Please return nothing but the lines between the line holding "Convert this chart" and the line holding "import * as", both ends included, without the pictures.

Dataset excerpt:
════

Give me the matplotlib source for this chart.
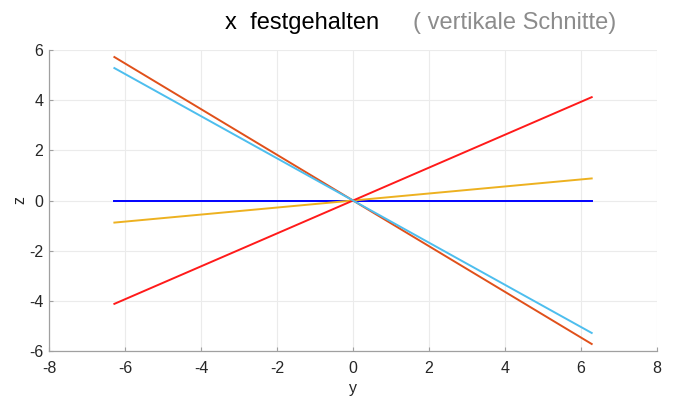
import numpy as np
import matplotlib
matplotlib.use("Agg")
import matplotlib.pyplot as plt

# y range of the cuts (from -2pi to 2pi)
y_end = [-6.28, 6.28]

# z values at the two ends for each line
z_blue = [0.0, 0.0]
z_yellow = [-0.88, 0.88]
z_red = [-4.12, 4.12]
z_orange = [5.72, -5.72]
z_cyan = [5.28, -5.28]

x_ticks = [-8, -6, -4, -2, 0, 2, 4, 6, 8]
z_ticks = [-6, -4, -2, 0, 2, 4, 6]

plt.rcParams['font.family'] = ['Liberation Sans', 'DejaVu Sans']
plt.rcParams['axes.unicode_minus'] = False

fig = plt.figure(figsize=(6.76, 3.96), dpi=100)
ax = fig.add_axes([0.0725, 0.1136, 0.8995, 0.7601])

ax.plot(y_end, z_blue, color='#0000FF', lw=1.4)
ax.plot(y_end, z_yellow, color='#EDB120', lw=1.4)
ax.plot(y_end, z_red, color='#FF1A1A', lw=1.4)
ax.plot(y_end, z_orange, color='#E0501A', lw=1.4)
ax.plot(y_end, z_cyan, color='#4DBEEE', lw=1.4)

ax.set_xlim(-8, 8)
ax.set_ylim(-6, 6)
ax.set_xticks(x_ticks)
ax.set_yticks(z_ticks)
ax.grid(True, color='#EBEBEB', lw=0.8)
ax.set_axisbelow(True)

for side in ['top', 'right']:
    ax.spines[side].set_visible(False)
for side in ['left', 'bottom']:
    ax.spines[side].set_color('#A0A0A0')
    ax.spines[side].set_linewidth(0.9)

ax.tick_params(direction='in', length=3, color='#A0A0A0', labelsize=11.5,
               labelcolor='#262626')
ax.tick_params(axis='x', pad=7)
ax.tick_params(axis='y', pad=4)
ax.set_xlabel('y', fontsize=11.5, color='#262626', labelpad=4)
ax.set_ylabel('z', fontsize=11.5, color='#262626', labelpad=1)

# handwritten-style title in two colours
fig.text(0.333, 0.943, 'x  festgehalten', fontsize=17, color='black',
         va='center', ha='left')
fig.text(0.611, 0.943, '( vertikale Schnitte)', fontsize=17, color='#8C8C8C',
         va='center', ha='left')

fig.savefig('out.png', dpi=100)
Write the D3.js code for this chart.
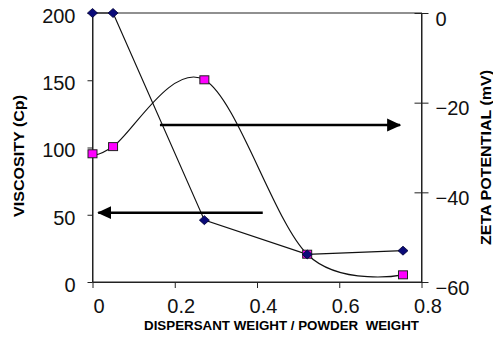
<!DOCTYPE html>
<html>
<head>
<meta charset="utf-8">
<script src="https://cdn.jsdelivr.net/npm/d3@7"></script>
<style>
  html, body { margin: 0; padding: 0; background: #fff; }
  svg { display: block; font-family: "Liberation Sans", Arial, sans-serif; }
</style>
</head>
<body>
<div id="dis"></div>
<script>
// data
var xValues = [0, 0.05, 0.272, 0.522, 0.755];
var viscosity = [200, 200, 46, 20.5, 23.3];
var zeta = [-31.4, -29.8, -14.9, -53.8, -58.4];

var xTicks = [0, 0.2, 0.4, 0.6, 0.8];
var viscTicks = [0, 50, 100, 150, 200];
var zetaTicks = [0, -20, -40, -60];

// annotation arrows: which axis they refer to, level, start and end on x
var arrowAxis = ["zeta", "visc"];
var arrowLevel = [-25, 51.5];
var arrowFrom = [0.164, 0.414];
var arrowTo = [0.748, 0.014];

var draw = function() {
    var width = 493, height = 345;
    var left = 92.5, right = 421.5, top = 13, bottom = 282;

    var svg = d3.select("#dis").append("svg")
        .attr("width", width)
        .attr("height", height);

    var x = d3.scaleLinear().domain([0, 0.8]).range([left, right]);
    var yV = d3.scaleLinear().domain([0, 200]).range([bottom, top]);
    var yZ = d3.scaleLinear().domain([-60, 0]).range([bottom, top]);

    svg.append("defs").append("marker")
        .attr("id", "head")
        .attr("markerUnits", "userSpaceOnUse")
        .attr("viewBox", "0 0 14 14")
        .attr("refX", 13)
        .attr("refY", 7)
        .attr("markerWidth", 14)
        .attr("markerHeight", 14)
        .attr("orient", "auto")
      .append("path")
        .attr("d", "M 0 0.5 L 14 7 L 0 13.5 Z")
        .attr("fill", "#000");

    // frame
    svg.append("rect")
        .attr("x", left).attr("y", top)
        .attr("width", right - left).attr("height", bottom - top)
        .attr("fill", "none")
        .attr("stroke", "#222")
        .attr("stroke-width", 1);

    var fs = 20;

    // left axis
    var gL = svg.append("g")
        .attr("transform", "translate(" + left + ",0)")
        .call(d3.axisLeft(yV).tickValues(viscTicks).tickSize(5).tickSizeOuter(0).tickPadding(12));
    gL.selectAll("text").attr("dy", "0.47em");

    // right axis
    var gR = svg.append("g")
        .attr("transform", "translate(" + right + ",0)")
        .call(d3.axisRight(yZ).tickValues(zetaTicks).tickSize(7).tickSizeOuter(0).tickPadding(7));
    gR.selectAll(".tick line").attr("x1", -7);
    gR.selectAll("text").attr("dy", "0.6em");

    // bottom axis
    var gB = svg.append("g")
        .attr("transform", "translate(0," + bottom + ")")
        .call(d3.axisBottom(x).tickValues(xTicks).tickSize(6).tickSizeOuter(0).tickPadding(11)
            .tickFormat(d3.format("")));
    gB.selectAll("text").attr("x", 6);

    [gL, gR, gB].forEach(function(g) {
        g.select(".domain").attr("stroke", "#222");
        g.selectAll(".tick line").attr("stroke", "#222");
        g.selectAll("text")
            .attr("font-size", fs)
            .attr("font-family", "Liberation Sans, Arial, sans-serif")
            .attr("fill", "#111");
    });

    // titles
    svg.append("text")
        .attr("transform", "translate(19,156) rotate(-90)")
        .attr("text-anchor", "middle")
        .attr("dominant-baseline", "central")
        .attr("font-size", 14)
        .attr("font-weight", "bold")
        .attr("textLength", 122)
        .attr("lengthAdjust", "spacingAndGlyphs")
        .text("VISCOSITY (Cp)");

    svg.append("text")
        .attr("transform", "translate(486,157.5) rotate(-90)")
        .attr("text-anchor", "middle")
        .attr("dominant-baseline", "central")
        .attr("font-size", 14)
        .attr("font-weight", "bold")
        .attr("textLength", 175)
        .attr("lengthAdjust", "spacingAndGlyphs")
        .text("ZETA POTENTIAL (mV)");

    svg.append("text")
        .attr("x", 281.5)
        .attr("y", 329.5)
        .attr("text-anchor", "middle")
        .attr("font-size", 13.5)
        .attr("font-weight", "bold")
        .attr("textLength", 275)
        .attr("lengthAdjust", "spacingAndGlyphs")
        .style("white-space", "pre")
        .text("DISPERSANT WEIGHT / POWDER  WEIGHT");

    // series
    var zetaPts = xValues.map((d, i) => [d, zeta[i]]);
    var viscPts = xValues.map((d, i) => [d, viscosity[i]]);

    svg.append("path")
        .datum(zetaPts)
        .attr("fill", "none")
        .attr("stroke", "#111")
        .attr("stroke-width", 1.2)
        .attr("d", d3.line().x(d => x(d[0])).y(d => yZ(d[1])).curve(d3.curveCardinal.tension(0)));

    svg.append("path")
        .datum(viscPts)
        .attr("fill", "none")
        .attr("stroke", "#111")
        .attr("stroke-width", 1.2)
        .attr("d", d3.line().x(d => x(d[0])).y(d => yV(d[1])));

    // arrows
    var arrows = arrowAxis.map((a, i) => ({ axis: a, level: arrowLevel[i], from: arrowFrom[i], to: arrowTo[i] }));
    svg.append("g")
        .selectAll("line")
        .data(arrows)
        .join("line")
        .attr("x1", d => x(d.from))
        .attr("x2", d => x(d.to))
        .attr("y1", d => (d.axis === "zeta" ? yZ : yV)(d.level))
        .attr("y2", d => (d.axis === "zeta" ? yZ : yV)(d.level))
        .attr("stroke", "#000")
        .attr("stroke-width", 2.5)
        .attr("marker-end", "url(#head)");

    // markers
    svg.append("g")
        .selectAll("rect")
        .data(zetaPts)
        .join("rect")
        .attr("x", d => x(d[0]) - 4.5)
        .attr("y", d => yZ(d[1]) - 4)
        .attr("width", 9)
        .attr("height", 8)
        .attr("fill", "#ff00ff")
        .attr("stroke", "#222")
        .attr("stroke-width", 1);

    svg.append("g")
        .selectAll("path")
        .data(viscPts)
        .join("path")
        .attr("transform", d => "translate(" + x(d[0]) + "," + yV(d[1]) + ")")
        .attr("d", "M -5 0 L 0 -4.5 L 5 0 L 0 4.5 Z")
        .attr("fill", "#0a0a78")
        .attr("stroke", "#000033")
        .attr("stroke-width", 0.8);
};

window.onload = draw;
</script>
</body>
</html>
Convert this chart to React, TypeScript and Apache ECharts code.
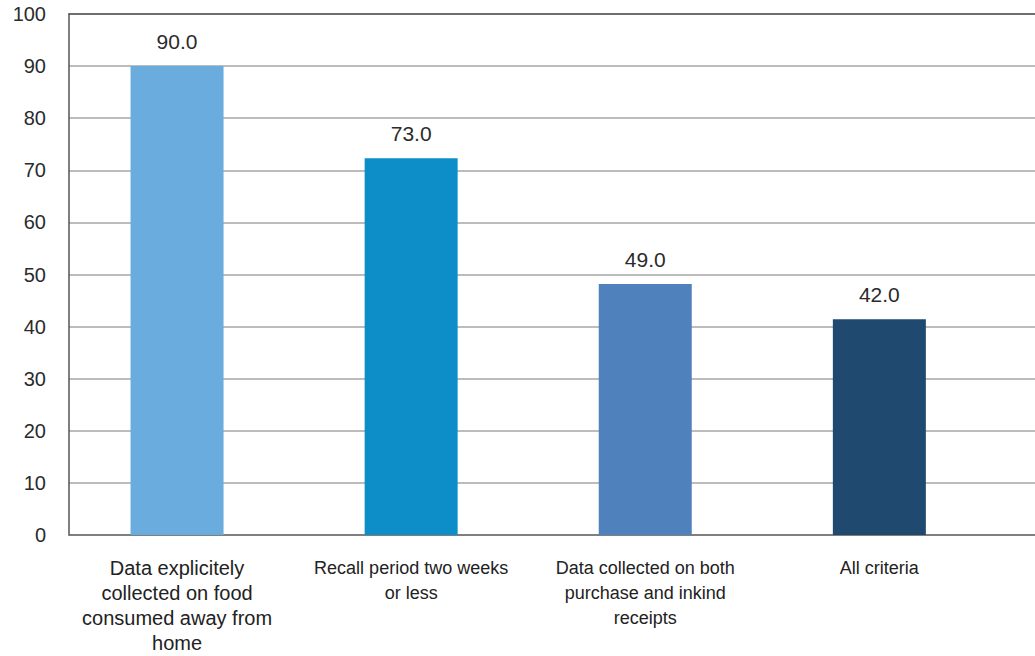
import React, { useEffect, useRef } from "react";
import * as echarts from "echarts";

const categories: string[] = [
  "Data explicitely\ncollected on food\nconsumed away from\nhome",
  "Recall period two weeks\nor less",
  "Data collected on both\npurchase and inkind\nreceipts",
  "All criteria",
];
const barValues: number[] = [90, 72.3, 48.2, 41.4];
const labelTexts: string[] = ["90.0", "73.0", "49.0", "42.0"];
const barColors: string[] = ["#6AACDE", "#0E8EC9", "#4F81BD", "#1F496E"];
const yMin = 0;
const yMax = 100;
const yInterval = 10;

export default function App() {
  const ref = useRef<HTMLDivElement>(null);
  useEffect(() => {
    if (!ref.current) return;
    const chart = echarts.init(ref.current, null, { renderer: "svg" });
    const font = "'Liberation Sans', Arial, sans-serif";
    const narrow = "'Liberation Sans Narrow', 'Arial Narrow', 'Liberation Sans', sans-serif";
    chart.setOption({
      animation: false,
      backgroundColor: "#ffffff",
      grid: [
        { left: 69, right: 0, top: 14, bottom: 121, containLabel: false },
        { left: 60, right: 38.6, top: 14, bottom: 121, containLabel: false },
      ],
      xAxis: [
        {
          gridIndex: 0, type: "value", min: 0, max: 1, position: "bottom",
          axisLine: { show: true, lineStyle: { color: "#6b6b6b", width: 1.5 } },
          axisTick: { show: false }, axisLabel: { show: false }, splitLine: { show: false },
        },
        {
          gridIndex: 0, type: "value", min: 0, max: 1, position: "top",
          axisLine: { show: true, lineStyle: { color: "#555555", width: 1.5 } },
          axisTick: { show: false }, axisLabel: { show: false }, splitLine: { show: false },
        },
        {
          gridIndex: 1, type: "category", data: categories, position: "bottom",
          axisLine: { show: false }, axisTick: { show: false },
          axisLabel: {
            interval: 0,
            margin: 20,
            formatter: (v: string, i: number) => {
              const tag = i === 0 ? "a" : "n";
              return v.split("\n").map((s) => `{${tag}|${s}}`).join("\n");
            },
            rich: {
              a: { fontFamily: font, fontSize: 20, color: "#222222", lineHeight: 25 },
              n: { fontFamily: narrow, fontSize: 18, color: "#222222", lineHeight: 25 },
            },
          },
        },
      ],
      yAxis: [
        {
          gridIndex: 0, type: "value", min: yMin, max: yMax, interval: yInterval,
          axisLine: { show: true, lineStyle: { color: "#555555", width: 1.5 } },
          axisTick: { show: false },
          axisLabel: { fontFamily: font, fontSize: 20, color: "#2b2b2b", margin: 23 },
          splitLine: { show: true, lineStyle: { color: "#a6a6a6", width: 1.5 } },
        },
        {
          gridIndex: 1, type: "value", min: yMin, max: yMax, interval: yInterval, show: false,
          splitLine: { show: false },
        },
      ],
      series: [
        {
          type: "bar",
          xAxisIndex: 2,
          yAxisIndex: 1,
          barWidth: 93,
          data: barValues.map((v, i) => ({ value: v, itemStyle: { color: barColors[i] } })),
          label: {
            show: true,
            position: "top",
            distance: 14,
            fontFamily: font,
            fontSize: 21,
            color: "#2b2b2b",
            formatter: (p: any) => labelTexts[p.dataIndex],
          },
        },
      ],
    });
    return () => chart.dispose();
  }, []);
  return (
    <div
      ref={ref}
      style={{ position: "absolute", left: 0, top: 0, width: 1035, height: 656 }}
    />
  );
}
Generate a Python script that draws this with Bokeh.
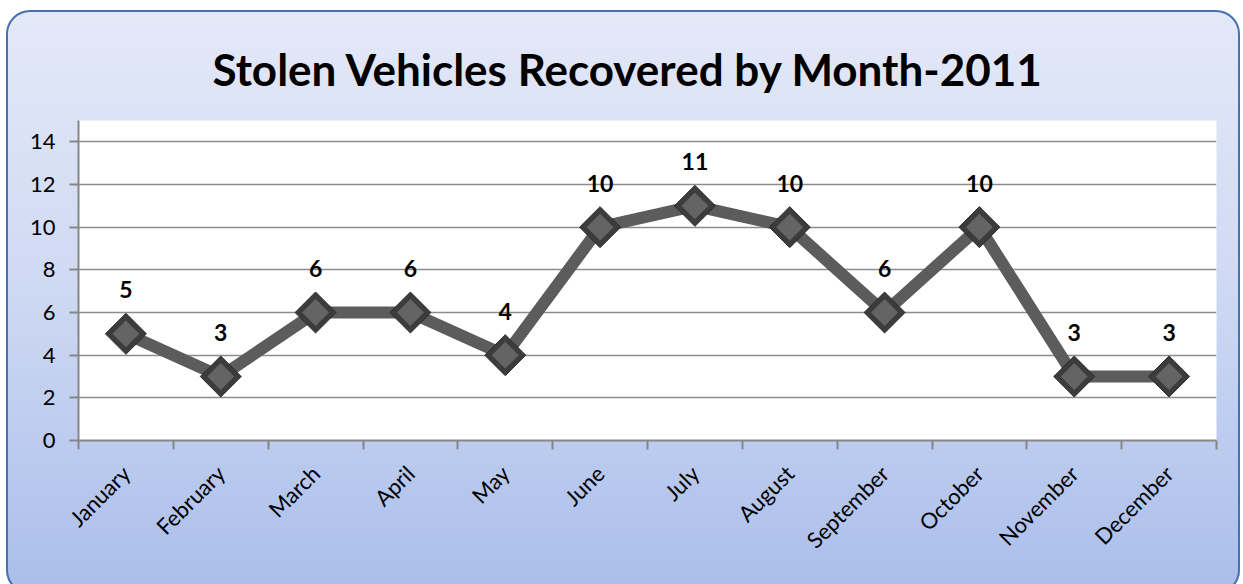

════

SOLUTION TO THE PROBLEM:
Convert this chart to React, TypeScript and Apache ECharts code.
import React, { useEffect, useRef } from "react";
import * as echarts from "echarts";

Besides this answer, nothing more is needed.